Tine spacings are set at 37.5-centimetre (15-inch) spacings, while 150cm (60in) is used for summer plantings, sowing in between the 37.5cm rows. Up to 75cm (30in) is also adopted for chickpeas or applying fertiliser.
“We just run one in, one out, lifting up tines and turning the taps off,’’ Jordan said.
Like most of the contracting equipment, including spray rigs and spreaders, the seeding bars are set up to suit controlled traffic farming for the region.
They dig to depths of up to 15cm (6in), generally into moisture.
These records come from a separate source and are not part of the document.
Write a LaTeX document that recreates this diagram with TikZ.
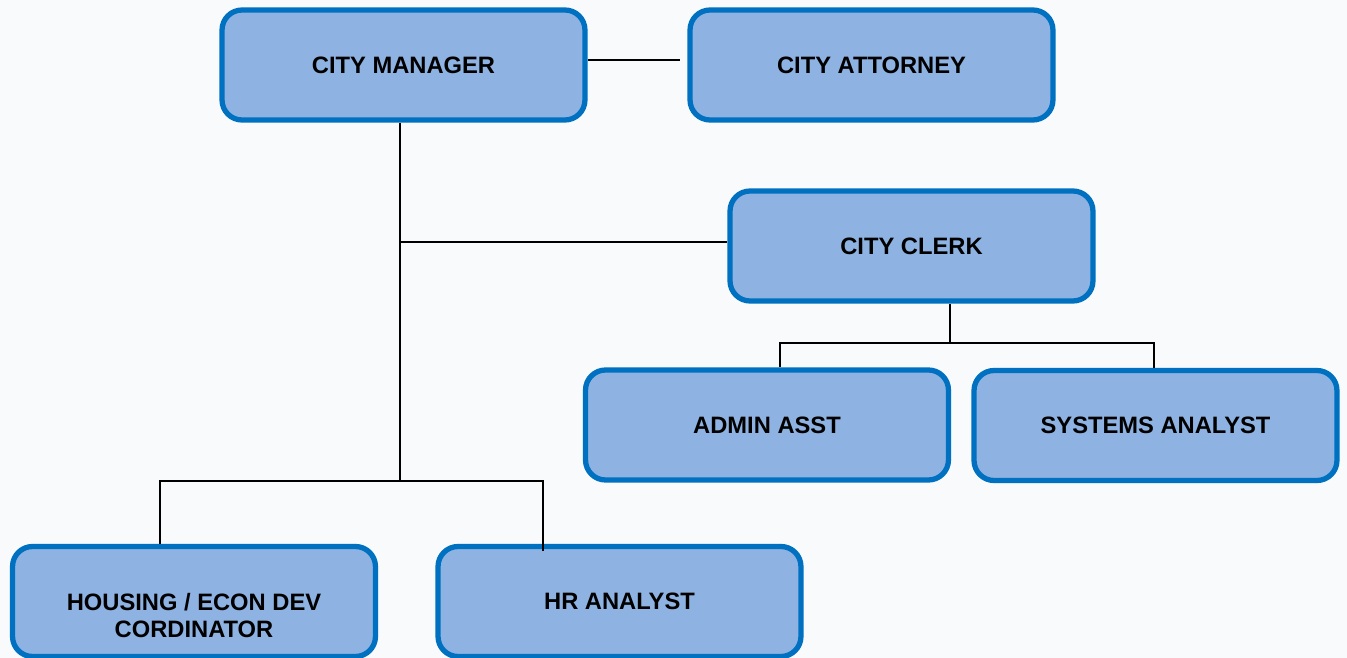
\documentclass[tikz,border=0pt]{standalone}
\usepackage{fontspec}
\setmainfont{Liberation Sans}
\definecolor{boxfill}{HTML}{8EB3E2}
\definecolor{boxline}{HTML}{0070C0}
\definecolor{paper}{HTML}{F8FAFB}

\begin{document}
\begin{tikzpicture}[x=0.02cm,y=-0.02cm,
    unit/.style={draw=boxline,fill=boxfill,line width=3pt,rounded corners=0.4cm,
        minimum width=7.26cm,minimum height=2.2cm,inner sep=0pt,align=center,
        font=\fontsize{13.5}{15.5}\selectfont\bfseries},
    unittext/.style={inner sep=0pt,align=center,font=\fontsize{13.5}{15.5}\selectfont\bfseries},
    link/.style={line width=1.2pt}]

    \useasboundingbox (0,0) rectangle (1347,658);
    \fill [paper] (0,0) rectangle (1347,658);
    \clip (0,0) rectangle (1347,658);

    %%%%%%%%%%%%%%%%%%% Top row %%%%%%%%%%%%%%%%%%%%%%%%%%%%%%%
    \node [unit] (cm) at (403.5,65) {CITY MANAGER};
    \node [unit] (att) at (871.5,65) {CITY ATTORNEY};

    %%%%%%%%%%%%%%%%%%% Clerk and staff %%%%%%%%%%%%%%%%%%%%%%%%
    \node [unit] (clerk) at (911.5,246) {CITY CLERK};
    \node [unit] (admin) at (767,425) {ADMIN ASST};
    \node [unit] (sys) at (1155.5,425.5) {SYSTEMS ANALYST};

    %%%%%%%%%%%%%%%%%%% Bottom row %%%%%%%%%%%%%%%%%%%%%%%%%%%%%
    \node [unit] (hsg) at (194,601.5) {};
    \node [unittext] (hsgt) at (194,615.5) {HOUSING / ECON DEV\\CORDINATOR};
    \node [unit] (hr) at (619.5,601.5) {HR ANALYST};

    % Lines
    \coordinate (attin) at (680,60);
    \coordinate (trunk) at (400,481);
    \coordinate (clerkin) at (400,242);
    \coordinate (clerkbus) at (950,343);
    \coordinate (adminup) at (780,343);
    \coordinate (sysup) at (1154,343);
    \coordinate (hsgup) at (160,481);
    \coordinate (hrup) at (543,481);

    \draw [link] (attin -| cm.east) -- (attin);
    \draw [link] (trunk |- cm.south) -- (trunk);
    \draw [link] (clerkin) -- (clerkin -| clerk.west);
    \draw [link] (clerkbus |- clerk.south) -- (clerkbus);
    \draw [link] (adminup |- admin.north) -- (adminup) -- (sysup) -- (sysup |- sys.north);
    \draw [link] (hsgup |- hsg.north) -- (hsgup) -- (hrup) --+ (0,70);

\end{tikzpicture}
\end{document}
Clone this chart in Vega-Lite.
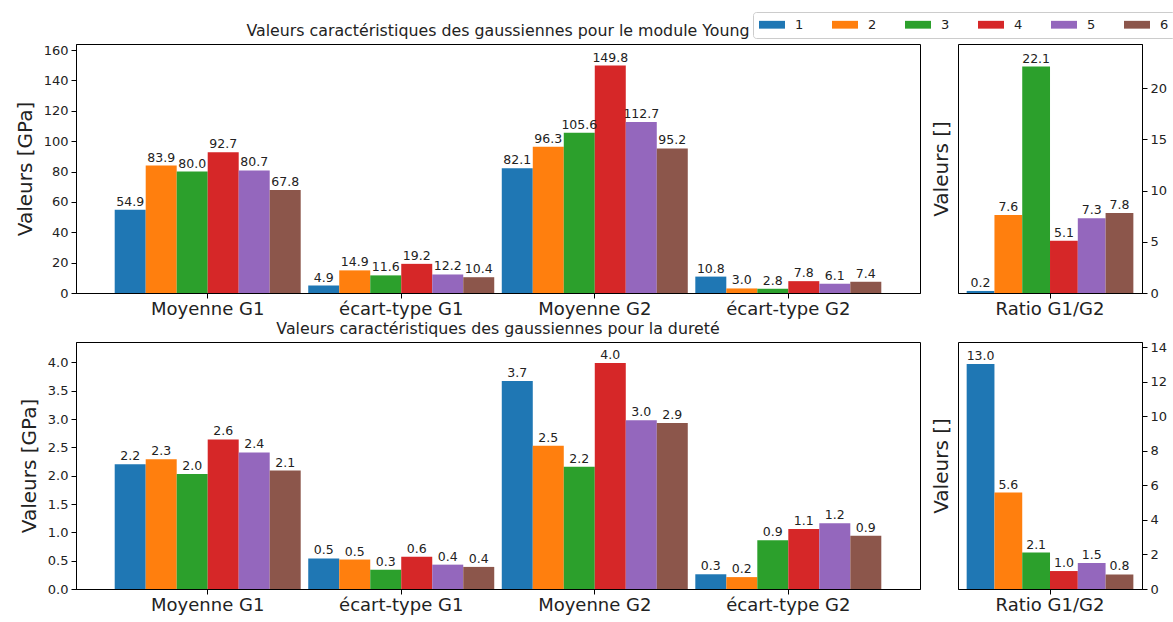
{
  "$schema": "https://vega.github.io/schema/vega-lite/v6.json",
  "background": "white",
  "padding": {"left": 14, "top": 11, "right": 2, "bottom": 2},
  "datasets": {
    "young": [
      {"cat": "Moyenne G1", "s": "1", "v": 54.9}, {"cat": "Moyenne G1", "s": "2", "v": 83.9}, {"cat": "Moyenne G1", "s": "3", "v": 80.0},
      {"cat": "Moyenne G1", "s": "4", "v": 92.7}, {"cat": "Moyenne G1", "s": "5", "v": 80.7}, {"cat": "Moyenne G1", "s": "6", "v": 67.8},
      {"cat": "écart-type G1", "s": "1", "v": 4.9}, {"cat": "écart-type G1", "s": "2", "v": 14.9}, {"cat": "écart-type G1", "s": "3", "v": 11.6},
      {"cat": "écart-type G1", "s": "4", "v": 19.2}, {"cat": "écart-type G1", "s": "5", "v": 12.2}, {"cat": "écart-type G1", "s": "6", "v": 10.4},
      {"cat": "Moyenne G2", "s": "1", "v": 82.1}, {"cat": "Moyenne G2", "s": "2", "v": 96.3}, {"cat": "Moyenne G2", "s": "3", "v": 105.6},
      {"cat": "Moyenne G2", "s": "4", "v": 149.8}, {"cat": "Moyenne G2", "s": "5", "v": 112.7}, {"cat": "Moyenne G2", "s": "6", "v": 95.2},
      {"cat": "écart-type G2", "s": "1", "v": 10.8}, {"cat": "écart-type G2", "s": "2", "v": 3.0}, {"cat": "écart-type G2", "s": "3", "v": 2.8},
      {"cat": "écart-type G2", "s": "4", "v": 7.8}, {"cat": "écart-type G2", "s": "5", "v": 6.1}, {"cat": "écart-type G2", "s": "6", "v": 7.4}
    ],
    "young_ratio": [
      {"cat": "Ratio G1/G2", "s": "1", "v": 0.2}, {"cat": "Ratio G1/G2", "s": "2", "v": 7.6}, {"cat": "Ratio G1/G2", "s": "3", "v": 22.1},
      {"cat": "Ratio G1/G2", "s": "4", "v": 5.1}, {"cat": "Ratio G1/G2", "s": "5", "v": 7.3}, {"cat": "Ratio G1/G2", "s": "6", "v": 7.8}
    ],
    "durete": [
      {"cat": "Moyenne G1", "s": "1", "v": 2.2}, {"cat": "Moyenne G1", "s": "2", "v": 2.29}, {"cat": "Moyenne G1", "s": "3", "v": 2.03},
      {"cat": "Moyenne G1", "s": "4", "v": 2.64}, {"cat": "Moyenne G1", "s": "5", "v": 2.41}, {"cat": "Moyenne G1", "s": "6", "v": 2.09},
      {"cat": "écart-type G1", "s": "1", "v": 0.54}, {"cat": "écart-type G1", "s": "2", "v": 0.52}, {"cat": "écart-type G1", "s": "3", "v": 0.34},
      {"cat": "écart-type G1", "s": "4", "v": 0.57}, {"cat": "écart-type G1", "s": "5", "v": 0.43}, {"cat": "écart-type G1", "s": "6", "v": 0.39},
      {"cat": "Moyenne G2", "s": "1", "v": 3.67}, {"cat": "Moyenne G2", "s": "2", "v": 2.53}, {"cat": "Moyenne G2", "s": "3", "v": 2.16},
      {"cat": "Moyenne G2", "s": "4", "v": 3.99}, {"cat": "Moyenne G2", "s": "5", "v": 2.98}, {"cat": "Moyenne G2", "s": "6", "v": 2.93},
      {"cat": "écart-type G2", "s": "1", "v": 0.26}, {"cat": "écart-type G2", "s": "2", "v": 0.21}, {"cat": "écart-type G2", "s": "3", "v": 0.86},
      {"cat": "écart-type G2", "s": "4", "v": 1.06}, {"cat": "écart-type G2", "s": "5", "v": 1.16}, {"cat": "écart-type G2", "s": "6", "v": 0.94}
    ],
    "durete_ratio": [
      {"cat": "Ratio G1/G2", "s": "1", "v": 13.02}, {"cat": "Ratio G1/G2", "s": "2", "v": 5.58}, {"cat": "Ratio G1/G2", "s": "3", "v": 2.11},
      {"cat": "Ratio G1/G2", "s": "4", "v": 1.04}, {"cat": "Ratio G1/G2", "s": "5", "v": 1.5}, {"cat": "Ratio G1/G2", "s": "6", "v": 0.84}
    ]
  },
  "vconcat": [
    {
      "hconcat": [
        {
          "width": 844, "height": 249,
          "data": {"name": "young"},
          "title": {"text": "Valeurs caractéristiques des gaussiennes pour le module Young", "frame": "group", "offset": 4},
          "encoding": {
            "x": {"field": "cat", "type": "nominal", "sort": null, "scale": {"paddingInner": 0.039, "paddingOuter": 0.2}, "axis": {"title": null}},
            "xOffset": {"field": "s", "type": "nominal", "scale": {"paddingInner": 0, "paddingOuter": 0, "range": [0, 186]}},
            "y": {"field": "v", "type": "quantitative", "scale": {"domain": [0, 164], "nice": false}, "axis": {"title": "Valeurs [GPa]", "values": [0, 20, 40, 60, 80, 100, 120, 140, 160]}}
          },
          "layer": [
            {"mark": "bar", "encoding": {"color": {"field": "s", "type": "nominal", "legend": {"title": null}}}},
            {"mark": {"type": "text", "baseline": "bottom", "dy": -1, "fontSize": 12.5, "color": "#222"}, "encoding": {"text": {"field": "v", "type": "quantitative", "format": ".1f"}}}
          ]
        },
        {
          "width": 184, "height": 249,
          "data": {"name": "young_ratio"},
          "encoding": {
            "x": {"field": "cat", "type": "nominal", "scale": {"paddingInner": 0, "paddingOuter": 0.052}, "axis": {"title": null}},
            "xOffset": {"field": "s", "type": "nominal", "scale": {"paddingInner": 0, "paddingOuter": 0, "range": [0, 166.7]}}
          },
          "layer": [
            {"mark": "bar", "encoding": {
              "color": {"field": "s", "type": "nominal", "legend": {"title": null}},
              "y": {"field": "v", "type": "quantitative", "scale": {"domain": [0, 24.3], "nice": false}, "axis": {"orient": "right", "title": null, "values": [0, 5, 10, 15, 20]}}}},
            {"mark": {"type": "text", "baseline": "bottom", "dy": -1, "fontSize": 12.5, "color": "#222"}, "encoding": {
              "text": {"field": "v", "type": "quantitative", "format": ".1f"},
              "y": {"field": "v", "type": "quantitative", "scale": {"domain": [0, 24.3], "nice": false}, "axis": {"orient": "left", "title": "Valeurs []", "labels": false, "ticks": false, "domain": false, "titlePadding": 7}}}}
          ],
          "resolve": {"axis": {"y": "independent"}}
        }
      ],
      "spacing": 9,
      "resolve": {"scale": {"xOffset": "independent"}}
    },
    {
      "hconcat": [
        {
          "width": 844, "height": 247,
          "data": {"name": "durete"},
          "title": {"text": "Valeurs caractéristiques des gaussiennes pour la dureté", "frame": "group", "offset": 4},
          "encoding": {
            "x": {"field": "cat", "type": "nominal", "sort": null, "scale": {"paddingInner": 0.039, "paddingOuter": 0.2}, "axis": {"title": null}},
            "xOffset": {"field": "s", "type": "nominal", "scale": {"paddingInner": 0, "paddingOuter": 0, "range": [0, 186]}},
            "y": {"field": "v", "type": "quantitative", "scale": {"domain": [0, 4.36], "nice": false}, "axis": {"title": "Valeurs [GPa]", "format": ".1f", "values": [0, 0.5, 1, 1.5, 2, 2.5, 3, 3.5, 4]}}
          },
          "layer": [
            {"mark": "bar", "encoding": {"color": {"field": "s", "type": "nominal", "legend": {"title": null}}}},
            {"mark": {"type": "text", "baseline": "bottom", "dy": -1, "fontSize": 12.5, "color": "#222"}, "encoding": {"text": {"field": "v", "type": "quantitative", "format": ".1f"}}}
          ]
        },
        {
          "width": 184, "height": 247,
          "data": {"name": "durete_ratio"},
          "encoding": {
            "x": {"field": "cat", "type": "nominal", "scale": {"paddingInner": 0, "paddingOuter": 0.052}, "axis": {"title": null}},
            "xOffset": {"field": "s", "type": "nominal", "scale": {"paddingInner": 0, "paddingOuter": 0, "range": [0, 166.7]}}
          },
          "layer": [
            {"mark": "bar", "encoding": {
              "color": {"field": "s", "type": "nominal", "legend": {"title": null}},
              "y": {"field": "v", "type": "quantitative", "scale": {"domain": [0, 14.3], "nice": false}, "axis": {"orient": "right", "title": null, "values": [0, 2, 4, 6, 8, 10, 12, 14]}}}},
            {"mark": {"type": "text", "baseline": "bottom", "dy": -1, "fontSize": 12.5, "color": "#222"}, "encoding": {
              "text": {"field": "v", "type": "quantitative", "format": ".1f"},
              "y": {"field": "v", "type": "quantitative", "scale": {"domain": [0, 14.3], "nice": false}, "axis": {"orient": "left", "title": "Valeurs []", "labels": false, "ticks": false, "domain": false, "titlePadding": 7}}}}
          ],
          "resolve": {"axis": {"y": "independent"}}
        }
      ],
      "spacing": 9,
      "resolve": {"scale": {"xOffset": "independent"}}
    }
  ],
  "spacing": 1,
  "resolve": {"scale": {"xOffset": "independent"}},
  "config": {
    "font": "DejaVu Sans",
    "view": {"stroke": "#000", "strokeWidth": 1},
    "range": {"category": ["#1f77b4", "#ff7f0e", "#2ca02c", "#d62728", "#9467bd", "#8c564b"]},
    "axis": {"domainColor": "#000", "tickColor": "#000", "labelColor": "#222", "titleColor": "#222", "labelFontSize": 13, "titleFontSize": 20, "titleFontWeight": "normal", "grid": false, "tickSize": 5, "labelPadding": 3, "titlePadding": 8},
    "axisX": {"labelFontSize": 18, "labelAngle": 0, "labelPadding": 2},
    "title": {"fontSize": 15.8, "fontWeight": "normal", "color": "#222", "anchor": "middle"},
    "legend": {"orient": "none", "legendX": 677, "legendY": -32, "direction": "horizontal", "symbolType": "M-1,-0.6H3V0.6H-1Z", "symbolSize": 169, "symbolStrokeWidth": 0, "symbolOpacity": 1, "labelOffset": 23, "labelFontSize": 13, "labelColor": "#222", "columnPadding": 28, "strokeColor": "#cccccc", "fillColor": "white", "padding": 6, "cornerRadius": 3}
  }
}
Jordan said after towing a heavier Gason bar, the Morris Quantum air drill was easier to pull and its parallelogram design better suited the contracting work and undulating country.
“Since the C1 drills, the Morris bars have got better and better with seeding precision and good seed-to-soil contact. As a result, germinations have also got better and better.’’
He said the Quantum was a more solid bar than the C2 Contour drills, where, in tough soils, wheels could lift off the ground a little – “not that we have ever put a welder on them’’.
“The Quantum has a strong frame, which is a good indication that Morris is listening to what customers are saying. We had no dramas at all,’’ Jordan said.
“There’s no walking beam, just a single tine and bush, and the bushing system is good. Day-to-day maintenance is minimal. The bushes can go in others.
“It also folds up nice and narrow, and, with the large flotation tyres, it is nice and smooth down the road, which is great for contracting.’’
Mainly operating in large paddocks that can be up to 1500ha with 4-5km runs, Jordan said section control technology with the air carts was not a strong requirement, however he had started to use the variable rate application control system.
“We have started varying the rate of fertiliser and it’s all worked perfectly.’’
He said his strong relationship with and support from local Morris dealer, WJ Matthews, had played a major role in the development of the contracting business.
“With the service they give – it’s had a big impact. Jeremy Matthews has been outstanding,’’ Jordan said.